東京外国語大学言語モジュール

仮定文(現在の事実に反した仮定)

   「もし...であったなら...するだろうに」という,話し手が実現不可能なものとして提示する場合の仮定表現です.現在の事実に反し,実現する可能性が比較的低いとみなされる内容の仮定表現では,条件節に接続法(未完了)過去形が,帰結節には直説法過去未来形(条件法)または直説法半過去形が用いられます.ポルトガルのポルトガル語では,通常の口語表現には,帰結の部分に直説法半過去形を用いますが,ブラジルのポルトガル語では,まだ,過去未来形のほうが広く用いられています.
Se o teu pai fizesse a análise, ficávamos sabendo.

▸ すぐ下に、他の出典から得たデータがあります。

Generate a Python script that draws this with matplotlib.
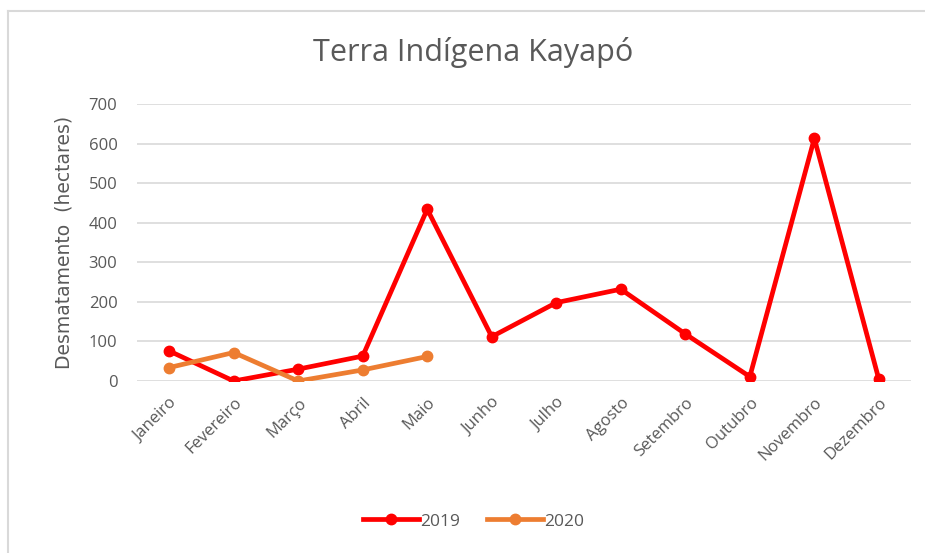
import matplotlib.pyplot as plt
from matplotlib.lines import Line2D

meses = ['Janeiro', 'Fevereiro', 'Março', 'Abril', 'Maio', 'Junho', 'Julho',
         'Agosto', 'Setembro', 'Outubro', 'Novembro', 'Dezembro']
valores_2019 = [76, 0, 30, 63, 434, 112, 198, 232, 119, 11, 613, 4]
valores_2020 = [34, 72, 0, 28, 62]

cinza = '#595959'
plt.rcParams['font.family'] = ['Open Sans', 'DejaVu Sans']

fig = plt.figure(figsize=(9.25, 5.53), dpi=100)
ax = fig.add_axes([0.148, 0.311, 0.837, 0.501])

x19 = list(range(len(valores_2019)))
x20 = list(range(len(valores_2020)))
ax.plot(x19, valores_2019, color='#FF0000', lw=3.4, marker='o', ms=7.5,
        label='2019', solid_joinstyle='round', zorder=3)
ax.plot(x20, valores_2020, color='#ED7D31', lw=3.4, marker='o', ms=7.5,
        label='2020', solid_joinstyle='round', zorder=4)

ax.set_xlim(-0.5, len(meses) - 0.5)
ax.set_ylim(0, 700)
ax.set_yticks(range(0, 701, 100))
ax.set_xticks(x19)
ax.set_xticklabels(meses, rotation=45, ha='right', rotation_mode='anchor')
ax.tick_params(axis='both', length=0, colors=cinza, labelsize=12)
ax.tick_params(axis='x', pad=10)
ax.tick_params(axis='y', pad=14)
ax.grid(axis='y', color='#D9D9D9', lw=1.2)
ax.set_axisbelow(True)
for s in ax.spines.values():
    s.set_visible(False)

ax.set_ylabel('Desmatamento  (hectares)', color=cinza, fontsize=13.5, labelpad=11,
              family='DejaVu Sans')
fig.text(0.511, 0.905, 'Terra Indígena Kayapó', ha='center', va='center',
         fontsize=22, color=cinza)

leg = fig.legend(loc='center', bbox_to_anchor=(0.512, 0.057), ncol=2, frameon=False,
                 fontsize=12.5, handlelength=3.2, columnspacing=1.6, handletextpad=0.05)
for t in leg.get_texts():
    t.set_color(cinza)

# borda do gráfico
fig.add_artist(Line2D([0.0085, 0.0085], [0, 1 - 11 / 553], color='#D9D9D9', lw=1.5))
fig.add_artist(Line2D([0.0085, 1], [1 - 11 / 553, 1 - 11 / 553], color='#D9D9D9', lw=1.5))

fig.savefig('out.png', dpi=100)
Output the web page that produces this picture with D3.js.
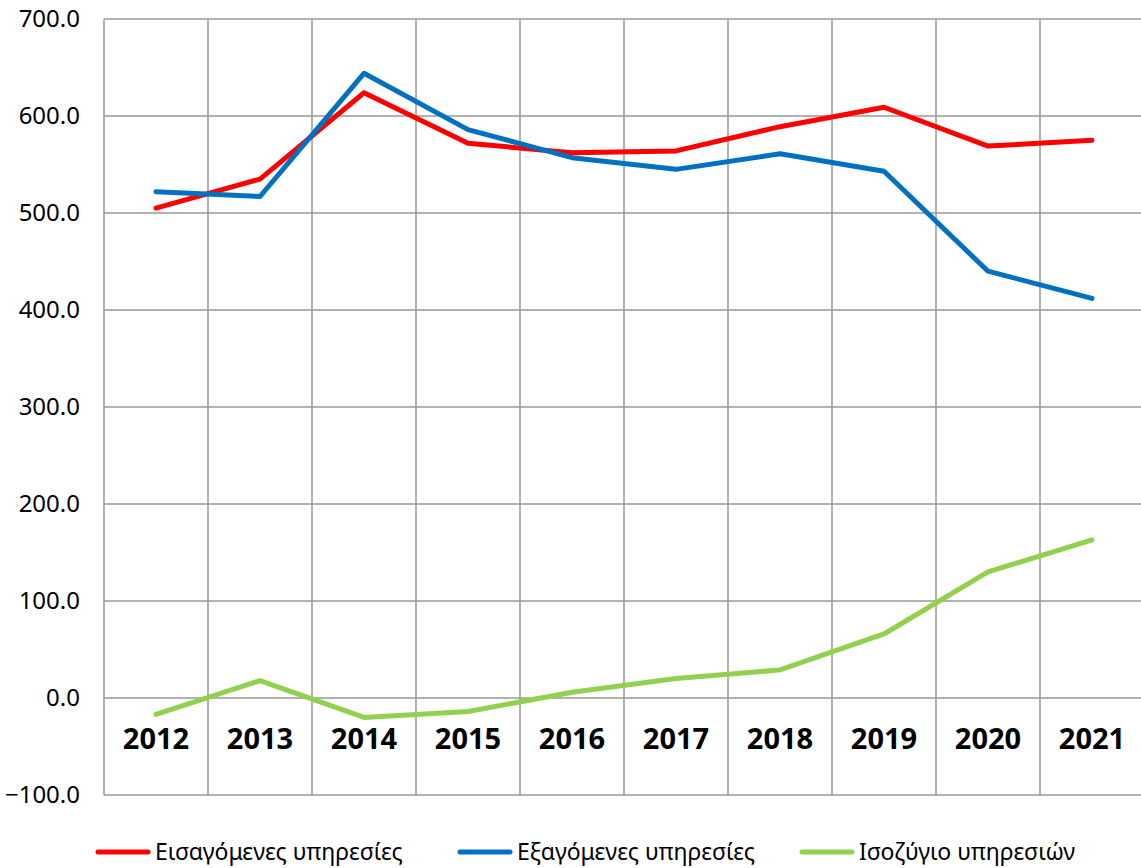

(もし君のお父さんが分析にかければ,我々は知ることが出来るのに)
Se eu e o meu irmão publicássemos isso com os nossos nomes, quem é que acreditava? 
(もし,私と兄が私たちの名前でそれを出版したとしても,誰が信じるだろうか?)
E se naquele território nocturno, de alegria barata, existisse cronista social, certamente registraria o facto cercando-o de adjectivos e exclamações.
(そして,もし,あの夜の安っぽい喜びの世界に社会派のエッセイストが存在していたなら,まちがいなく,その事実を形容詞と感嘆詞でちりばめて記録にとどめただろうに)
   接続詞が省略される場合もあります.その場合も,条件の部分と帰結の部分の時制の組合せで意味は解釈されます.
Não fosse ele ligeiro de corpo e estaria marcado no rosto.